My basic message: Now is the time to be creative when it comes to LP/GP alignment.

For starters, I believe both venture capital and private equity matter. A lot. I know certain readers think I have deep-seated animosity toward my beat, but it’s just not so. I criticize because I care. Venture capital is a necessary ingredient of innovation, helping to create the products that indelibly change, and sometimes save, our lives. Private equity may be a bit less noble, but I’ve worked inside of massive publicly-traded companies and have seen how short-term interests often overwhelm long-term common sense. At its best, private equity can make businesses stronger, employees more productive (in a good way), etc.

But most importantly, I care because venture capital and private equity help fund the important work being done by universities and charitable foundations. And because they can help secure the retirements of millions of workers in both the public and private sectors. That’s why I’ve written so much over the years about GP/LP alignment, and the historical lack thereof.

To me, GP/LP alignment currently is stronger than it has been in any other time since I began covering the industry. A big part of that was the prolonged recession, which turned many GPs from tyrants into beggars. But I also think there was a realization that an asset class cannot survive forever with the deck stacked against its own beneficiaries, and that there is plenty of upside to go around.
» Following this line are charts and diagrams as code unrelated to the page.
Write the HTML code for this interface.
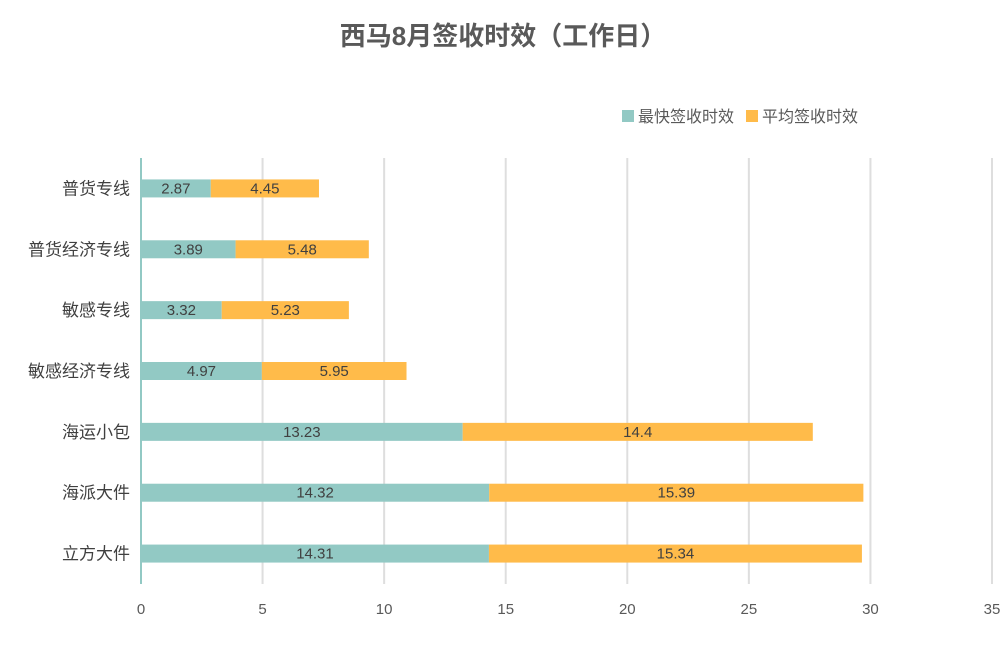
<!DOCTYPE html>
<html><head><meta charset="utf-8"><style>
body{margin:0;background:#fff;}
svg text{font-family:"Liberation Sans","Noto Sans CJK SC",sans-serif;}
</style></head><body>
<svg id="c" width="1006" height="656">
<text x="503" y="45" text-anchor="middle" font-size="26" font-weight="bold" fill="#595959">西马8月签收时效（工作日）</text>
<g>
<rect x="622" y="110" width="12" height="12" fill="#92c9c4"/>
<text x="638" y="122" font-size="16" fill="#595959">最快签收时效</text>
<rect x="746" y="110" width="12" height="12" fill="#ffbb4a"/>
<text x="762" y="122" font-size="16" fill="#595959">平均签收时效</text>
</g>
<g id="grid"></g><g id="bars"></g><g id="labels"></g>
</svg>
<script>
const categories=["普货专线","普货经济专线","敏感专线","敏感经济专线","海运小包","海派大件","立方大件"];
const fastest=[2.87,3.89,3.32,4.97,13.23,14.32,14.31];
const average=[4.45,5.48,5.23,5.95,14.4,15.39,15.34];
const ticks=[0,5,10,15,20,25,30,35];
const NS="http://www.w3.org/2000/svg";
const x0=141,x1=992,xmax=35,yTop=158,yBottom=584;
const X=v=>x0+(x1-x0)*v/xmax;
const band=(yBottom-yTop)/categories.length;
const Y=i=>yTop+band*(i+0.5);
function mk(t,a,p,txt){const e=document.createElementNS(NS,t);for(const k in a)e.setAttribute(k,a[k]);if(txt!==undefined)e.textContent=txt;p.appendChild(e);return e;}
const g=document.getElementById('grid'),b=document.getElementById('bars'),l=document.getElementById('labels');
ticks.forEach(t=>{
 if(t>0){const ln=mk('line',{x1:X(t),x2:X(t),y1:yTop,y2:yBottom,stroke:'#dedede','stroke-width':2},g);
 
 }
 const tx=mk('text',{x:X(t),y:614,'text-anchor':'middle','font-size':15,fill:'#595959'},g,String(t));
 
 
});
const ax=mk('line',{x1:x0,x2:x0,y1:yTop,y2:yBottom,stroke:'#92c9c4','stroke-width':2},g);


const h=18;
categories.forEach((c,i)=>{
 const y=Y(i);
 const ct=mk('text',{x:130,y:y+6,'text-anchor':'end','font-size':17,fill:'#404040'},l,c);
 
 
 const r1=mk('rect',{x:X(0),y:y-h/2,width:X(fastest[i])-X(0),height:h,fill:'#92c9c4'},b);
 
 
 const r2=mk('rect',{x:X(fastest[i]),y:y-h/2,width:X(fastest[i]+average[i])-X(fastest[i]),height:h,fill:'#ffbb4a'},b);
 
 
 const v1=mk('text',{x:(X(0)+X(fastest[i]))/2,y:y+5,'text-anchor':'middle','font-size':15,fill:'#404040'},l,String(fastest[i]));
 
 
 const v2=mk('text',{x:(X(fastest[i])+X(fastest[i]+average[i]))/2,y:y+5,'text-anchor':'middle','font-size':15,fill:'#404040'},l,String(average[i]));
 
 
});
</script>
</body></html>
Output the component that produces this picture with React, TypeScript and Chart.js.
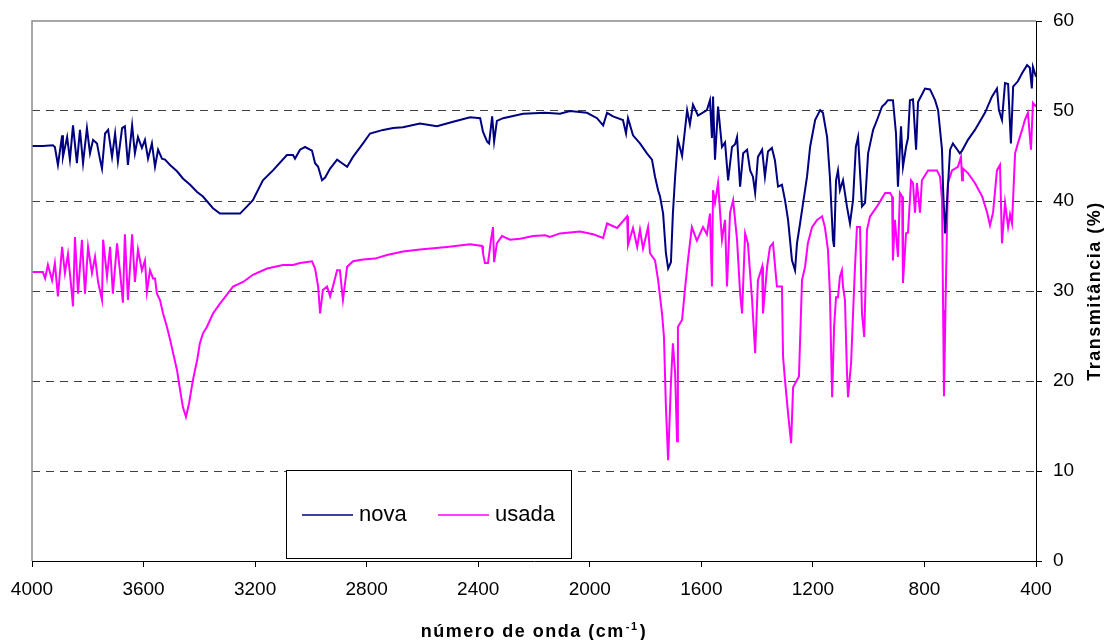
import React, { useEffect, useRef } from 'react';
import { Chart, registerables } from 'chart.js';

Chart.register(...registerables);

// [wavenumber (cm-1), transmittance (%)]
const novaSpectrum: [number, number][] = [
  [4000, 46.1], [3961, 46.1], [3925, 46.2], [3918, 46.0], [3907, 44.0], [3892, 47.3], [3889, 44.9], [3874, 47.1],
  [3864, 44.6], [3853, 48.4], [3839, 44.2], [3828, 47.9], [3817, 44.2], [3803, 48.1], [3792, 45.3], [3781, 46.8],
  [3767, 46.4], [3756, 44.6], [3749, 43.6], [3738, 47.5], [3727, 47.9], [3713, 44.9], [3702, 47.5], [3692, 44.4],
  [3677, 48.1], [3667, 48.3], [3656, 44.0], [3641, 48.4], [3631, 45.3], [3620, 47.1], [3606, 45.9], [3595, 46.8],
  [3584, 44.7], [3570, 46.4], [3559, 43.8], [3548, 45.7], [3534, 44.7], [3523, 44.6], [3505, 44.0], [3480, 43.3],
  [3459, 42.5], [3433, 41.8], [3408, 41.0], [3387, 40.5], [3351, 39.2], [3326, 38.6], [3254, 38.6], [3229, 39.4],
  [3208, 40.1], [3172, 42.3], [3136, 43.4], [3086, 45.1], [3064, 45.1], [3057, 44.7], [3039, 45.7], [3021, 46.0],
  [2996, 45.6], [2985, 44.2], [2974, 43.8], [2960, 42.3], [2949, 42.6], [2931, 43.6], [2906, 44.6], [2888, 44.2],
  [2870, 43.8], [2849, 44.9], [2813, 46.4], [2788, 47.5], [2741, 47.9], [2705, 48.1], [2670, 48.2], [2609, 48.6],
  [2548, 48.3], [2490, 48.8], [2429, 49.3], [2393, 49.2], [2383, 47.7], [2368, 46.6], [2361, 46.4], [2350, 49.4],
  [2343, 46.6], [2333, 48.9], [2311, 49.2], [2239, 49.7], [2160, 49.8], [2107, 49.7], [2071, 50.0], [2010, 49.8],
  [1974, 49.2], [1952, 48.4], [1938, 49.8], [1917, 49.4], [1881, 49.0], [1870, 47.5], [1863, 49.2], [1845, 47.3],
  [1820, 46.4], [1795, 45.3], [1777, 44.6], [1766, 42.7], [1755, 41.2], [1748, 40.5], [1737, 38.6], [1727, 34.2],
  [1719, 32.5], [1709, 33.2], [1702, 38.6], [1694, 42.7], [1684, 46.8], [1669, 45.0], [1651, 50.1], [1641, 48.5],
  [1630, 50.7], [1612, 49.5], [1580, 50.1], [1569, 51.2], [1562, 47.0], [1558, 51.6], [1551, 44.6], [1540, 50.5],
  [1526, 46.0], [1515, 46.5], [1504, 42.3], [1490, 46.0], [1479, 46.3], [1472, 47.1], [1461, 41.6], [1450, 45.3],
  [1436, 45.7], [1425, 43.4], [1415, 42.7], [1407, 40.9], [1397, 44.9], [1382, 45.7], [1372, 42.7], [1361, 45.5],
  [1347, 45.9], [1336, 44.5], [1325, 41.6], [1311, 41.8], [1300, 40.1], [1289, 37.9], [1275, 33.4], [1264, 32.3],
  [1257, 35.3], [1246, 37.5], [1235, 39.8], [1221, 42.7], [1210, 46.0], [1192, 49.0], [1174, 50.1], [1164, 49.8],
  [1149, 47.1], [1139, 42.7], [1128, 35.7], [1124, 34.9], [1117, 42.3], [1110, 43.4], [1103, 41.2], [1092, 42.3],
  [1078, 39.4], [1067, 37.5], [1056, 40.1], [1046, 46.0], [1038, 47.1], [1024, 39.4], [1013, 39.8], [1002, 45.3],
  [984, 47.9], [970, 49.0], [952, 50.5], [941, 50.8], [931, 51.2], [913, 51.2], [902, 47.5], [895, 41.6],
  [884, 48.3], [877, 43.8], [866, 46.0], [859, 47.0], [852, 51.2], [841, 51.3], [830, 45.7], [823, 51.0],
  [798, 52.5], [780, 52.4], [762, 51.2], [751, 50.1], [737, 45.7], [733, 41.2], [726, 36.4], [719, 40.0],
  [708, 45.7], [698, 46.4], [673, 45.3], [665, 45.6], [644, 46.8], [619, 47.9], [583, 49.8], [558, 51.6],
  [540, 52.5], [533, 50.1], [522, 49.0], [511, 53.1], [500, 53.0], [490, 46.4], [482, 52.7], [465, 53.3],
  [450, 54.2], [432, 55.1], [422, 54.8], [415, 52.5], [411, 54.9], [400, 53.8],
];

const usadaSpectrum: [number, number][] = [
  [4000, 32.1], [3961, 32.1], [3953, 31.4], [3943, 32.9], [3928, 31.2], [3918, 33.1], [3907, 29.4], [3892, 34.9],
  [3882, 32.0], [3871, 34.1], [3857, 29.7], [3853, 28.3], [3846, 36.0], [3835, 29.7], [3821, 35.7], [3810, 29.7],
  [3799, 34.9], [3785, 32.0], [3774, 33.8], [3763, 31.0], [3749, 29.0], [3745, 35.7], [3731, 31.6], [3720, 34.9],
  [3710, 29.7], [3695, 35.3], [3684, 32.0], [3674, 28.7], [3667, 36.3], [3656, 29.0], [3641, 36.3], [3631, 31.0],
  [3620, 34.6], [3606, 32.3], [3595, 33.4], [3588, 29.9], [3577, 32.3], [3566, 31.4], [3559, 31.4], [3552, 29.7],
  [3541, 29.0], [3530, 27.5], [3516, 26.0], [3505, 24.6], [3494, 23.1], [3480, 21.2], [3469, 19.0], [3459, 17.1],
  [3448, 16.0], [3437, 17.5], [3423, 20.1], [3408, 22.3], [3398, 24.2], [3387, 25.3], [3373, 26.0], [3351, 27.5],
  [3326, 28.6], [3301, 29.6], [3279, 30.5], [3243, 31.0], [3208, 31.8], [3157, 32.5], [3100, 32.9], [3064, 32.9],
  [3039, 33.1], [2996, 33.3], [2985, 32.5], [2974, 30.5], [2967, 27.5], [2957, 30.1], [2942, 30.5], [2931, 29.4],
  [2921, 30.5], [2906, 32.3], [2896, 32.3], [2885, 29.0], [2870, 32.7], [2849, 33.3], [2813, 33.5], [2770, 33.6],
  [2727, 34.0], [2670, 34.4], [2609, 34.6], [2512, 34.9], [2429, 35.2], [2386, 35.0], [2383, 34.2], [2376, 33.1],
  [2365, 33.1], [2354, 35.7], [2347, 37.1], [2343, 33.2], [2333, 35.3], [2315, 36.1], [2286, 35.7], [2250, 35.8],
  [2203, 36.1], [2160, 36.2], [2143, 36.0], [2107, 36.4], [2035, 36.6], [1988, 36.3], [1952, 35.9], [1938, 37.5],
  [1902, 37.0], [1866, 38.3], [1863, 35.1], [1845, 37.0], [1830, 34.9], [1820, 36.8], [1809, 34.7], [1791, 37.1],
  [1784, 34.2], [1766, 33.4], [1755, 31.2], [1741, 27.5], [1734, 24.9], [1727, 17.1], [1719, 11.2], [1709, 19.8],
  [1702, 24.2], [1694, 20.9], [1687, 13.3], [1684, 26.0], [1669, 26.8], [1659, 30.1], [1648, 33.4], [1634, 37.1],
  [1616, 35.6], [1594, 37.1], [1580, 36.3], [1569, 38.6], [1562, 30.5], [1558, 41.2], [1551, 39.8], [1540, 42.0],
  [1526, 35.7], [1515, 37.9], [1508, 30.5], [1497, 38.7], [1486, 40.1], [1472, 35.7], [1461, 29.8], [1454, 27.5],
  [1443, 36.4], [1433, 35.3], [1418, 29.0], [1407, 23.1], [1397, 31.2], [1382, 32.7], [1379, 27.5], [1364, 32.7],
  [1354, 34.9], [1343, 35.3], [1329, 30.5], [1311, 30.5], [1307, 22.7], [1300, 20.1], [1289, 16.4], [1278, 13.1],
  [1271, 19.3], [1257, 20.1], [1250, 20.5], [1239, 31.2], [1228, 32.7], [1218, 35.3], [1203, 37.1], [1185, 37.9],
  [1167, 38.3], [1157, 37.1], [1146, 34.6], [1139, 29.8], [1135, 23.8], [1131, 18.2], [1124, 26.0], [1117, 29.3],
  [1110, 29.3], [1103, 31.6], [1096, 32.3], [1092, 30.5], [1085, 29.0], [1078, 21.2], [1074, 18.2], [1063, 22.0],
  [1056, 27.5], [1049, 32.7], [1042, 37.1], [1031, 37.1], [1024, 27.5], [1016, 24.9], [1006, 36.8], [995, 38.3],
  [970, 39.4], [941, 40.9], [923, 40.9], [916, 40.5], [913, 33.4], [906, 37.9], [895, 33.8], [888, 40.9],
  [880, 40.5], [877, 30.9], [866, 36.4], [859, 36.5], [848, 42.3], [841, 42.0], [834, 38.7], [827, 42.0],
  [816, 38.7], [809, 42.3], [787, 43.4], [755, 43.4], [744, 42.7], [737, 40.1], [733, 27.9], [730, 18.3],
  [723, 30.9], [716, 42.0], [701, 43.4], [680, 43.8], [669, 44.9], [665, 42.3], [662, 43.6], [644, 43.1],
  [619, 42.0], [593, 40.5], [575, 38.7], [565, 37.3], [554, 38.7], [540, 43.4], [529, 44.0], [522, 35.3],
  [511, 39.8], [500, 37.1], [493, 38.5], [486, 37.5], [475, 45.3], [465, 46.4], [450, 47.9], [440, 49.0],
  [429, 49.8], [418, 45.7], [411, 50.9], [400, 50.5],
];

const seriesLabels = ['nova', 'usada'];
const seriesColors = ['#000080', '#FF00FF'];
const xAxisTitle = 'número de onda (cm';
const xAxisTitleSup = '-1';
const xAxisTitleEnd = ')';
const yAxisTitle = 'Transmitância (%)';
const xRange = [400, 4000];
const xStep = 400;
const yRange = [0, 60];
const yStep = 10;

const FONT = "Arial, 'Liberation Sans', Helvetica, sans-serif";

const annotate = {
  id: 'annotate',
  afterDraw(chart: any) {
    const ctx: CanvasRenderingContext2D = chart.ctx;
    const { left, top, right, bottom } = chart.chartArea;
    ctx.save();
    // plot frame (gray top and left)
    ctx.strokeStyle = '#8a8a8a';
    ctx.lineWidth = 1.5;
    ctx.setLineDash([]);
    ctx.beginPath();
    ctx.moveTo(left, bottom);
    ctx.lineTo(left, top);
    ctx.lineTo(right, top);
    ctx.stroke();

    // legend box
    const bx = left + 254;
    const by = top + 449;
    const bw = 285;
    const bh = 88;
    ctx.fillStyle = '#ffffff';
    ctx.fillRect(bx, by, bw, bh);
    ctx.strokeStyle = '#000000';
    ctx.lineWidth = 1;
    ctx.strokeRect(bx + 0.5, by + 0.5, bw, bh);
    const ly = by + 45;
    const items = chart.data.datasets;
    const offsets = [16, 152];
    items.forEach((ds: any, i: number) => {
      const sx = bx + offsets[i];
      ctx.strokeStyle = ds.borderColor;
      ctx.lineWidth = 1.5;
      ctx.beginPath();
      ctx.moveTo(sx, ly);
      ctx.lineTo(sx + 51, ly);
      ctx.stroke();
      ctx.fillStyle = '#000';
      ctx.font = `22px ${FONT}`;
      ctx.textBaseline = 'middle';
      ctx.textAlign = 'left';
      ctx.fillText(ds.label, sx + 57, ly);
    });

    // x axis title with superscript
    (ctx as any).letterSpacing = '1.5px';
    ctx.fillStyle = '#000';
    ctx.textBaseline = 'alphabetic';
    ctx.textAlign = 'left';
    const mainFont = `bold 18px ${FONT}`;
    const supFont = `bold 11px ${FONT}`;
    ctx.font = mainFont;
    const w1 = ctx.measureText(xAxisTitle).width;
    const w3 = ctx.measureText(xAxisTitleEnd).width;
    ctx.font = supFont;
    const w2 = ctx.measureText(xAxisTitleSup).width;
    const total = w1 + w2 + w3 + 2;
    let tx = (left + right) / 2 - total / 2;
    const baseY = 637;
    ctx.font = mainFont;
    ctx.fillText(xAxisTitle, tx, baseY);
    tx += w1 + 1;
    ctx.font = supFont;
    ctx.fillText(xAxisTitleSup, tx, baseY - 7);
    tx += w2 + 1;
    ctx.font = mainFont;
    ctx.fillText(xAxisTitleEnd, tx, baseY);

    // y axis title rotated
    ctx.translate(1095, (top + bottom) / 2);
    ctx.rotate(-Math.PI / 2);
    ctx.font = mainFont;
    ctx.textAlign = 'center';
    ctx.textBaseline = 'middle';
    ctx.fillText(yAxisTitle, 0, 0);
    ctx.restore();
  },
};

export default function App() {
  const ref = useRef<HTMLCanvasElement | null>(null);
  useEffect(() => {
    if (!ref.current) return;
    const spectra = [novaSpectrum, usadaSpectrum];
    const chart = new Chart(ref.current, {
      type: 'line',
      data: {
        datasets: spectra.map((s, i) => ({
          label: seriesLabels[i],
          data: s.map(([x, y]) => ({ x, y })),
          borderColor: seriesColors[i],
          backgroundColor: seriesColors[i],
          borderWidth: 2,
          pointRadius: 0,
          tension: 0,
          fill: false,
        })),
      },
      options: {
        responsive: false,
        animation: false,
        events: [],
        layout: { padding: { left: 32, top: 21, right: 0, bottom: 0 } },
        plugins: {
          legend: { display: false },
          tooltip: { enabled: false },
          title: { display: false },
        },
        scales: {
          x: {
            type: 'linear',
            reverse: true,
            min: xRange[0],
            max: xRange[1],
            ticks: {
              stepSize: xStep,
              color: '#000',
              font: { family: FONT, size: 19, lineHeight: 1.6 },
              padding: 8,
              maxRotation: 0,
              callback: (v: any) => String(v),
            },
            grid: {
              drawOnChartArea: false,
              drawTicks: true,
              tickLength: 6,
              color: '#000',
              tickColor: '#000',
            },
            border: { display: true, color: '#000', width: 1 },
            afterFit: (scale: any) => {
              scale.height = 79;
            },
          },
          y: {
            type: 'linear',
            position: 'right',
            min: yRange[0],
            max: yRange[1],
            ticks: {
              stepSize: yStep,
              color: '#000',
              font: { family: FONT, size: 19, lineHeight: 1.0 },
              padding: 11,
              callback: (v: any) => String(v),
            },
            grid: {
              drawTicks: true,
              tickLength: 6,
              color: (c: any) =>
                c.tick && (c.tick.value === yRange[0] || c.tick.value === yRange[1]) ? 'rgba(0,0,0,0)' : '#404040',
              tickColor: '#000',
              lineWidth: 1,
              tickBorderDash: [],
            } as any,
            border: { display: true, color: '#000', width: 1, dash: [8, 6] } as any,
            afterFit: (scale: any) => {
              scale.width = 71;
            },
          },
        },
      } as any,
      plugins: [annotate],
    });
    return () => chart.destroy();
  }, []);
  return (
    <div style={{ position: 'fixed', left: 0, top: 0, width: 1107, height: 640, background: '#fff' }}>
      <canvas ref={ref} width={1107} height={640} style={{ display: 'block' }} />
    </div>
  );
}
We have seen management fee structures change, and transaction fee/monitoring agreements become more equitable (even though such fees should simply be eliminated). I’m hoping that the recent Kauffman Foundation study will help convince more GPs to disclose firm economics to limited partners, since it can help predict future friction or team departures. We’ve seen certain firms reevaluate most-favored-nations clauses, wondering if bulk-buying should apply to alternative investments like it does most everywhere else. Or the recent advent of custom managed accounts for larger limited partners.

Most notably, we have Bain Capital’s recent move toward a-la-carte fund structures – offering two options to its Asia Fund investors and (soon) three options to its general buyout fund investors (plus its co-invest sidecar).

That is innovation, and now is the time for more of it. Venture capital and private equity are in the midst of fund shakeouts, where only the best and/or novel are likely to survive.

Back when the super-angels began disrupting early-stage venture capital, Dave McClure publicly wondered why an industry devoted to innovation was so set in its ways. That was vis-à-vis GP relationships with entrepreneurs/portfolio companies, but the same question applies to GP/LP relations.

Should we see more evergreen structures? LP input into partner promotions? Restructured LP advisory boards where small investors get a voice? Or any of the hundreds of things that industry professionals have privately considered over the years, only to mentally discard because 2-and-20 is the accepted industry standard.

If you’re trying to do something new, let me know about it. Same thing if you’re an LP and want something new. As I said, GP/LP alignment has gotten stronger over the years, but perhaps there are ways to make the bonds tighter without strangling either side. Now seems to be the time to do that.